Il est très intéressant de voir comment Auguste Comte voit l’individu. En effet, il accepte tout à fait la séparation du corps et de l’esprit. Reprenant sans le dire l’exemple de « l’homme volant » d’Avicenne, repris pareillement sans le dire par Descartes, Auguste Comte fait une hypothèse fantasmagorique.
Il imagine un être humain sans besoins physiques aucun. À quoi ressemblerait alors cet être humain en quelque sorte pur, c’est-à-dire ici totalement spiritualisé?
Voici ce qu’en dit Auguste Comte, dans son Système de politique positive, où la dimension « morale et mentale » est l’aspect central, voire unique de l’individu :
« Pour la mieux apprécier [l’appréciation sociologique du problème humain], je dois d’abord considérer une situation hypothétique, où la nature humaine pourrait librement développer son essor affectif et intellectuel, sans être forcée d’exercer aussi son activité.
La prépondérance réelle de ce dernier ordre de fonctions cérébrales est uniquement due à nos nécessités matérielles. On pourrait donc l’écarter provisoirement, sans même supposer l’homme organiquement soustrait aux besoins végétatifs, en concevant un milieu très favorable à leur juste satisfaction. Il suffirait essentiellement que l’alimentation solide exigeât aussi peu dé soins habituels que la nutrition liquide ou gazeuse.
Dans les climats où les autres besoins physiques sont peu prononcés, quelques cas naturels d’heureuse fertilité se rapprochent beaucoup d’une telle exception. Mais elle se réalise encore mieux chez les classes privilégiées, que leur situation artificielle dispense presque entièrement de ces grossières sollicitudes.
Tel doit même devenir, dans le régime final, l’état normal de chacun pendant l’âge préparatoire où l’Humanité pourvoit seule à l’existence matérielle de ses futurs serviteurs, afin de mieux développer leur initiation morale et mentale. »
À quoi ressemblerait alors une société de ces humains en quelque sorte « purifiés » ou « épurés » ?
En une esthétisation de l’individu, en des libres associations – Auguste Comte montre bien l’étroit rapport qui existe entre le libéralisme le plus franc et l’anarchisme.
On lit ainsi :
« A cette constitution individuelle correspondrait une semblable existence collective, soit domestique, soit même politique, où les instincts sympathiques domineraient librement.
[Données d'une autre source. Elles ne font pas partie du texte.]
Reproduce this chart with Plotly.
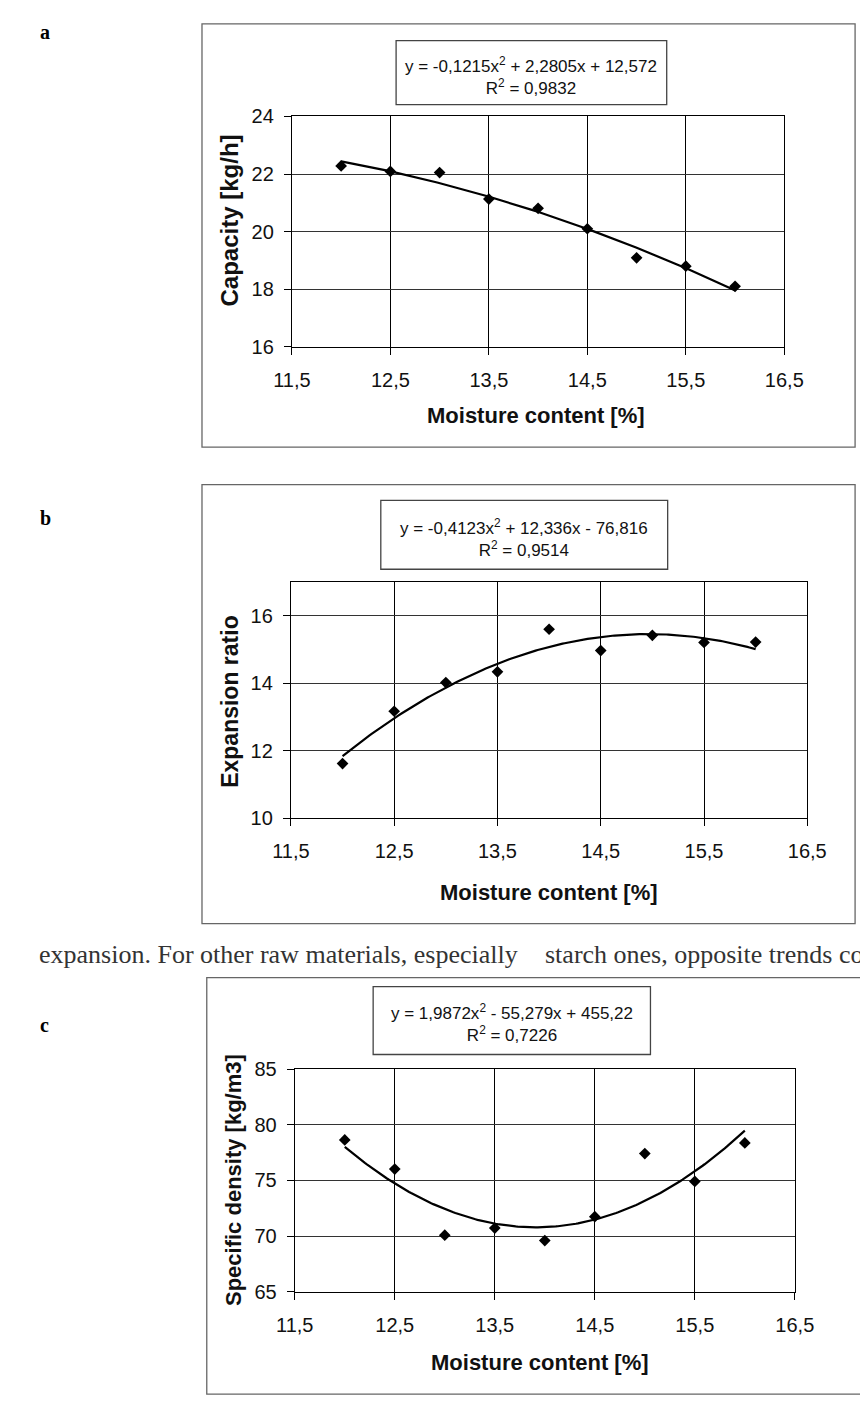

Leur prépondérance serait alors marquée surtout par un développement plus complet de la vie de famille et un moindre essor de la vie de société.
Celle-ci, en effet, n’acquiert sa principale intensité que d’après la coopération de plus en plus vaste qu’exige notre réaction continue contre les difficultés extérieures.
Mais le charme immédiatement propre aux affections sympathiques devient plus profond à mesure que les relations habituelles sont mieux circonscrites.
Le plus noble des instincts bienveillants, quoiqu’il soit aussi le moins énergique, ne pourrait cependant cesser alors d’inspirer directement l’amour universel.
Toutefois, faute d’une véritable activité commune, son exercice ordinaire serait dû surtout au besoin uniforme de communiquer les émotions domestiques, dont l’expansion simultanée se trouverait préservée de tout conflit spontané.
En un mot, l’existence sociale, n’ayant alors aucune forte destination pratique, prendrait, comme l’existence personnelle, un caractère essentiellement esthétique.
Mais ce caractère, à la fois devenu plus pur et plus fixe, développerait ainsi des satisfactions que nous pouvons à peine imaginer, et dont l’attrait continu lierait profondément les diverses familles qui pourraient y participer assez.
L’antique puissance des fêtes communes comme lien général des différentes peuplades grecques, avant toute active coopération, peut seule nous indiquer faiblement la nature de telles associations.
Dans cet état fictif, le classement fondé sur le mérite personnel dominerait spontanément celui qui résulte d’une prépondérance matérielle qui ne se développe qu’en vertu des nécessités correspondantes.
Mais la hiérarchie naturelle qui place la supériorité morale au-dessus de la prééminence physique, et même intellectuelle, s’y trouverait aussi mieux appréciable et moins contestée. »
Ce qui est frappant, c’est qu’on se situe ici uniquement dans l’esprit, dans le refus général de la matière. Auguste Comte est d’ailleurs très clair :
« La conclusion générale de cet examen hypothétique consiste donc à reconnaître que la suppression continue des exigences matérielles rendrait le type humain plus pur et plus net, son évolution plus libre et plus rapide. »
Cela montre bien que le positivisme est simplement une contribution à la modification des mentalités ; il exprime un besoin historique. Il est un simple outil.